EXERCISE DIRECTIONS: Make an exact copy of the lines, leaving the pictures out.

PROVIDED DATA:
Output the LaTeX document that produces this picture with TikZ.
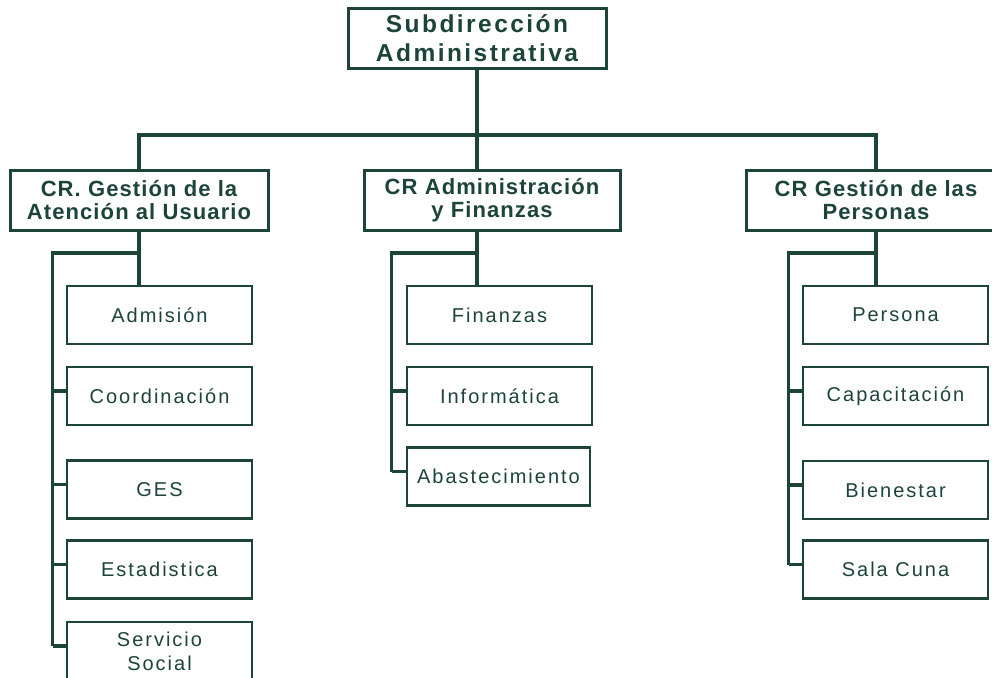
\documentclass[tikz,border=0pt]{standalone}
\usepackage{fontspec}
\setmainfont{Liberation Sans}
\newfontfamily\topfont[LetterSpace=10]{Liberation Sans}
\newfontfamily\crfont[LetterSpace=5]{Liberation Sans}
\newfontfamily\unitfont[LetterSpace=10]{Liberation Sans}
\definecolor{orggreen}{RGB}{28,68,56}
\begin{document}
\begin{tikzpicture}[x=1pt,y=-1pt,
		topbox/.style={draw=orggreen, line width=3pt, text=orggreen, minimum width=258pt, minimum height=59pt, inner sep=0pt, align=center, font=\topfont\bfseries\fontsize{24.5}{29}\selectfont},
		crbox/.style={draw=orggreen, line width=3pt, text=orggreen, minimum width=258pt, minimum height=60pt, inner sep=0pt, align=center, font=\crfont\bfseries\fontsize{22}{23}\selectfont},
		unit/.style={draw=orggreen, line width=2.6pt, text=orggreen, minimum width=185pt, minimum height=58pt, inner sep=0pt, align=center, font=\unitfont\fontsize{20}{24}\selectfont},
		link/.style={draw=orggreen, line width=3.2pt}]
		\useasboundingbox (0,0) rectangle (992,677);
		\fill[white] (0,0) rectangle (992,677);
		\clip (0,0) rectangle (992,677);
		
		\node[topbox] (top) at (477,38.5) {Subdirección\\Administrativa};
		
		\node[crbox] (cra) at (139,200) {CR. Gestión de la\\Atención al Usuario};
		\node[crbox, minimum width=256pt] (caf) at (492,200) {CR Administración\\y Finanzas};
		\node[crbox, minimum width=260pt] (crp) at (876,200) {CR Gestión de las\\Personas};
		
		\node[unit] (adm) at (159.5,315) {Admisión};
		\node[unit] (coo) at (159.5,396) {Coordinación};
		\node[unit] (ges) at (159.5,489.5) {GES};
		\node[unit] (est) at (159.5,569.5) {Estadistica};
		\node[unit] (soc) at (159.5,651) {Servicio\\Social};
		
		\node[unit] (fin) at (499.5,315) {Finanzas};
		\node[unit] (inf) at (499.5,396) {Informática};
		\node[unit, minimum width=183pt] (aba) at (498.5,476.5) {Abastecimiento};
		
		\node[unit] (per) at (895.5,315) {Persona};
		\node[unit] (cap) at (895.5,396) {Capacitación};
		\node[unit] (bie) at (895.5,490) {Bienestar};
		\node[unit] (sal) at (895.5,569.5) {Sala Cuna};
		
		\coordinate (bar) at (477,135);
		\coordinate (lsp) at (54,253);
		\coordinate (msp) at (393,253);
		\coordinate (rsp) at (790,253);
		
		\draw[link] (top.south) -- (bar);
		\draw[link] (cra.north) |- (bar) -| (crp.north);
		\draw[link] (bar) -- (bar |- caf.north);
		
		\draw[link] (cra.south) -- (cra.south |- adm.north);
		\draw[link] (cra.south |- lsp) -| ([xshift=-13pt,yshift=5pt]soc.west);
		\foreach \n in {coo,ges,est,soc}{
			\draw[link] ([yshift=5pt]\n.west) -- ++(-13,0);
		}
		
		\draw[link] (bar |- caf.south) -- (bar |- fin.north);
		\draw[link] (bar |- msp) -| ([xshift=-14pt,yshift=5pt]aba.west);
		\foreach \n in {inf,aba}{
			\draw[link] ([yshift=5pt]\n.west) -- ++(-14,0);
		}
		
		\draw[link] (crp.south) -- (crp.south |- per.north);
		\draw[link] (crp.south |- rsp) -| ([xshift=-13pt,yshift=5pt]sal.west);
		\foreach \n in {cap,bie,sal}{
			\draw[link] ([yshift=5pt]\n.west) -- ++(-13,0);
		}
\end{tikzpicture}
\end{document}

ANSWER TO THIS PROBLEM:
Output the LaTeX document that produces this picture with TikZ.
\documentclass[tikz,border=0pt]{standalone}
\usepackage{fontspec}
\setmainfont{Liberation Sans}
\newfontfamily\topfont[LetterSpace=10]{Liberation Sans}
\newfontfamily\crfont[LetterSpace=5]{Liberation Sans}
\newfontfamily\unitfont[LetterSpace=10]{Liberation Sans}
\definecolor{orggreen}{RGB}{28,68,56}
\begin{document}
\begin{tikzpicture}[x=1pt,y=-1pt,
		topbox/.style={draw=orggreen, line width=3pt, text=orggreen, minimum width=258pt, minimum height=59pt, inner sep=0pt, align=center, font=\topfont\bfseries\fontsize{24.5}{29}\selectfont},
		crbox/.style={draw=orggreen, line width=3pt, text=orggreen, minimum width=258pt, minimum height=60pt, inner sep=0pt, align=center, font=\crfont\bfseries\fontsize{22}{23}\selectfont},
		unit/.style={draw=orggreen, line width=2.6pt, text=orggreen, minimum width=185pt, minimum height=58pt, inner sep=0pt, align=center, font=\unitfont\fontsize{20}{24}\selectfont},
		link/.style={draw=orggreen, line width=3.2pt}]
		\useasboundingbox (0,0) rectangle (992,677);
		\fill[white] (0,0) rectangle (992,677);
		\clip (0,0) rectangle (992,677);
		
		\node[topbox] (top) at (477,38.5) {Subdirección\\Administrativa};
		
		\node[crbox] (cra) at (139,200) {CR. Gestión de la\\Atención al Usuario};
		\node[crbox, minimum width=256pt] (caf) at (492,200) {CR Administración\\y Finanzas};
		\node[crbox, minimum width=260pt] (crp) at (876,200) {CR Gestión de las\\Personas};
		
		\node[unit] (adm) at (159.5,315) {Admisión};
		\node[unit] (coo) at (159.5,396) {Coordinación};
		\node[unit] (ges) at (159.5,489.5) {GES};
		\node[unit] (est) at (159.5,569.5) {Estadistica};
		\node[unit] (soc) at (159.5,651) {Servicio\\Social};
		
		\node[unit] (fin) at (499.5,315) {Finanzas};
		\node[unit] (inf) at (499.5,396) {Informática};
		\node[unit, minimum width=183pt] (aba) at (498.5,476.5) {Abastecimiento};
		
		\node[unit] (per) at (895.5,315) {Persona};
		\node[unit] (cap) at (895.5,396) {Capacitación};
		\node[unit] (bie) at (895.5,490) {Bienestar};
		\node[unit] (sal) at (895.5,569.5) {Sala Cuna};
		
		\coordinate (bar) at (477,135);
		\coordinate (lsp) at (54,253);
		\coordinate (msp) at (393,253);
		\coordinate (rsp) at (790,253);
		
		\draw[link] (top.south) -- (bar);
		\draw[link] (cra.north) |- (bar) -| (crp.north);
		\draw[link] (bar) -- (bar |- caf.north);
		
		\draw[link] (cra.south) -- (cra.south |- adm.north);
		\draw[link] (cra.south |- lsp) -| ([xshift=-13pt,yshift=5pt]soc.west);
		\foreach \n in {coo,ges,est,soc}{
			\draw[link] ([yshift=5pt]\n.west) -- ++(-13,0);
		}
		
		\draw[link] (bar |- caf.south) -- (bar |- fin.north);
		\draw[link] (bar |- msp) -| ([xshift=-14pt,yshift=5pt]aba.west);
		\foreach \n in {inf,aba}{
			\draw[link] ([yshift=5pt]\n.west) -- ++(-14,0);
		}
		
		\draw[link] (crp.south) -- (crp.south |- per.north);
		\draw[link] (crp.south |- rsp) -| ([xshift=-13pt,yshift=5pt]sal.west);
		\foreach \n in {cap,bie,sal}{
			\draw[link] ([yshift=5pt]\n.west) -- ++(-13,0);
		}
\end{tikzpicture}
\end{document}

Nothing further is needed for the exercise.